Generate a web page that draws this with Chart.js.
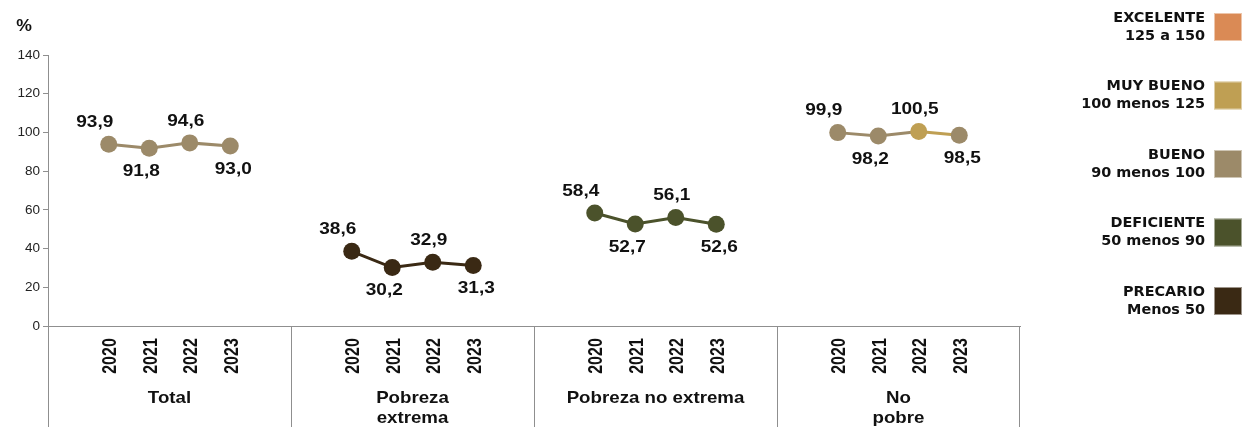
<!DOCTYPE html>
<html>
<head>
<meta charset="utf-8">
<script src="https://cdn.jsdelivr.net/npm/chart.js@4/dist/chart.umd.min.js"></script>
<style>
  html, body { margin: 0; padding: 0; background: #ffffff; }
  #wrap { width: 1251px; height: 427px; position: relative; }
</style>
</head>
<body>
<div id="wrap"><canvas id="c"></canvas></div>
<script>
// ---- data ----
const groupNames = ['Total', 'Pobreza extrema', 'Pobreza no extrema', 'No pobre'];
const groupLabelLines = [['Total'], ['Pobreza', 'extrema'], ['Pobreza no extrema'], ['No', 'pobre']];
const years = ['2020', '2021', '2022', '2023'];
const totalValues = [93.9, 91.8, 94.6, 93.0];
const pobrezaExtremaValues = [38.6, 30.2, 32.9, 31.3];
const pobrezaNoExtremaValues = [58.4, 52.7, 56.1, 52.6];
const noPobreValues = [99.9, 98.2, 100.5, 98.5];
const yTicks = [0, 20, 40, 60, 80, 100, 120, 140];

const legendNames = ['EXCELENTE', 'MUY BUENO', 'BUENO', 'DEFICIENTE', 'PRECARIO'];
const legendRanges = ['125 a 150', '100 menos 125', '90 menos 100', '50 menos 90', 'Menos 50'];
const legendLower = [125, 100, 90, 50, 0];
const legendColors = ['#DA8A55', '#BF9F53', '#9C8A69', '#4B522B', '#3A2914'];

// ---- build category slots: each group has an empty slot on either side ----
const seriesByGroup = [totalValues, pobrezaExtremaValues, pobrezaNoExtremaValues, noPobreValues];
const labels = [];
const values = [];
const slotInfo = [];
seriesByGroup.forEach((vals, g) => {
  labels.push(''); values.push(null); slotInfo.push(null);
  years.forEach((y, i) => {
    labels.push(groupNames[g] + ' ' + y);
    values.push(vals[i]);
    slotInfo.push({ group: g, idx: i, year: y });
  });
  labels.push(''); values.push(null); slotInfo.push(null);
});

function colorFor(v) {
  for (let i = 0; i < legendLower.length; i++) if (v >= legendLower[i]) return legendColors[i];
  return legendColors[legendColors.length - 1];
}

function stretchText(ctx, s, x, y, sx) {
  ctx.save();
  ctx.translate(x, y);
  ctx.scale(sx, 1);
  ctx.fillText(s, 0, 0);
  ctx.restore();
}

const AXIS_COLOR = '#8f8f8f';

const decorPlugin = {
  id: 'decor',
  afterDatasetsDraw(chart) {
    const ctx = chart.ctx;
    const xs = chart.scales.x;
    const area = chart.chartArea;
    const H = chart.height;
    const meta = chart.getDatasetMeta(0);

    // data labels
    const dxByIdx = [-14, -8, -4, 3];
    ctx.save();
    ctx.fillStyle = '#111';
    ctx.font = 'bold 17px "Liberation Sans", Arial, sans-serif';
    ctx.textAlign = 'center';
    ctx.textBaseline = 'middle';
    meta.data.forEach((pt, k) => {
      const info = slotInfo[k];
      if (!info) return;
      const v = values[k];
      const above = info.idx % 2 === 0;
      const y = pt.y + (above ? -22 : 23);
      const x = pt.x + dxByIdx[info.idx];
      stretchText(ctx, v.toFixed(1).replace('.', ','), x, y, 1.12);
    });
    ctx.restore();

    // axis extension and group separators
    ctx.save();
    ctx.strokeStyle = AXIS_COLOR;
    ctx.lineWidth = 1;
    const slotW = (area.right - area.left) / labels.length;
    ctx.beginPath();
    for (let g = 0; g <= groupNames.length; g++) {
      const x = Math.round(area.left + g * 6 * slotW) + 0.5 - (g === groupNames.length ? 1 : 0);
      ctx.moveTo(x, area.bottom);
      ctx.lineTo(x, H);
    }
    ctx.stroke();
    ctx.restore();

    // year labels (rotated)
    ctx.save();
    ctx.fillStyle = '#111';
    ctx.font = 'bold 16px "Liberation Sans", Arial, sans-serif';
    ctx.textAlign = 'center';
    ctx.textBaseline = 'alphabetic';
    slotInfo.forEach((info, k) => {
      if (!info) return;
      const x = xs.getPixelForValue(k);
      ctx.save();
      ctx.translate(x, 356);
      ctx.scale(1.25, 1);
      ctx.rotate(-Math.PI / 2);
      ctx.fillText(info.year, 0, 5.8);
      ctx.restore();
    });
    ctx.restore();

    // group labels
    ctx.save();
    ctx.fillStyle = '#111';
    ctx.font = 'bold 17px "Liberation Sans", Arial, sans-serif';
    ctx.textAlign = 'center';
    ctx.textBaseline = 'middle';
    groupLabelLines.forEach((lines, g) => {
      const cx = area.left + (g * 6 + 3) * slotW;
      lines.forEach((ln, j) => {
        stretchText(ctx, ln, cx, 398 + j * 20, 1.1);
      });
    });
    ctx.restore();

    // % label
    ctx.save();
    ctx.fillStyle = '#111';
    ctx.font = 'bold 16px "Liberation Sans", Arial, sans-serif';
    ctx.textAlign = 'center';
    ctx.textBaseline = 'middle';
    stretchText(ctx, '%', 24, 27, 1.1);
    ctx.restore();

    // legend
    ctx.save();
    ctx.font = 'bold 14px "DejaVu Sans", Verdana, sans-serif';
    ctx.textAlign = 'right';
    ctx.textBaseline = 'middle';
    legendNames.forEach((name, i) => {
      const top = 13 + i * 68.5;
      ctx.fillStyle = legendColors[i];
      ctx.fillRect(1214, top, 28, 28);
      ctx.strokeStyle = 'rgba(255,255,255,0.5)';
      ctx.lineWidth = 1;
      ctx.strokeRect(1214.5, top + 0.5, 27, 27);
      ctx.fillStyle = '#111';
      stretchText(ctx, name, 1205, top + 5, 1.03);
      stretchText(ctx, legendRanges[i], 1205, top + 23, 1.03);
    });
    ctx.restore();
  }
};

new Chart(document.getElementById('c'), {
  type: 'line',
  data: {
    labels: labels,
    datasets: [{
      data: values,
      spanGaps: false,
      borderWidth: 3,
      pointRadius: 8.5,
      pointHoverRadius: 8.5,
      pointBorderWidth: 0,
      pointBackgroundColor: (c) => colorFor(c.raw),
      pointBorderColor: (c) => colorFor(c.raw),
      borderColor: colorFor(93),
      segment: {
        borderColor: (c) => colorFor(c.p0.parsed.y)
      },
      tension: 0
    }]
  },
  options: {
    responsive: true,
    maintainAspectRatio: false,
    animation: false,
    events: [],
    layout: { padding: { left: 0, top: 55, right: 231, bottom: 101 } },
    plugins: {
      legend: { display: false },
      tooltip: { enabled: false },
      title: { display: false }
    },
    scales: {
      x: {
        type: 'category',
        offset: true,
        ticks: { display: false },
        grid: { display: false },
        border: { display: true, color: AXIS_COLOR, width: 1 },
        afterFit: (s) => { s.height = 0; }
      },
      y: {
        min: 0,
        max: 140,
        afterBuildTicks: (s) => { s.ticks = yTicks.map(v => ({ value: v })); },
        ticks: {
          color: '#222',
          font: { family: '"Liberation Sans", Arial, sans-serif', size: 13.5 },
          padding: 3
        },
        grid: { display: true, drawOnChartArea: false, drawTicks: true, tickLength: 5, color: AXIS_COLOR },
        border: { display: true, color: AXIS_COLOR, width: 1 },
        afterFit: (s) => { s.width = 48; }
      }
    }
  },
  plugins: [decorPlugin]
});
</script>
</body>
</html>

- [WHAT YOU WILL DO] Return exactly what appears from the opening line of the material through the line with "const yTicks = [0, 20, 40, 60, 80, 100, 120, 140];", apart from the pictures.

- [EXERCISE RESULT]
Generate a web page that draws this with Chart.js.
<!DOCTYPE html>
<html>
<head>
<meta charset="utf-8">
<script src="https://cdn.jsdelivr.net/npm/chart.js@4/dist/chart.umd.min.js"></script>
<style>
  html, body { margin: 0; padding: 0; background: #ffffff; }
  #wrap { width: 1251px; height: 427px; position: relative; }
</style>
</head>
<body>
<div id="wrap"><canvas id="c"></canvas></div>
<script>
// ---- data ----
const groupNames = ['Total', 'Pobreza extrema', 'Pobreza no extrema', 'No pobre'];
const groupLabelLines = [['Total'], ['Pobreza', 'extrema'], ['Pobreza no extrema'], ['No', 'pobre']];
const years = ['2020', '2021', '2022', '2023'];
const totalValues = [93.9, 91.8, 94.6, 93.0];
const pobrezaExtremaValues = [38.6, 30.2, 32.9, 31.3];
const pobrezaNoExtremaValues = [58.4, 52.7, 56.1, 52.6];
const noPobreValues = [99.9, 98.2, 100.5, 98.5];
const yTicks = [0, 20, 40, 60, 80, 100, 120, 140];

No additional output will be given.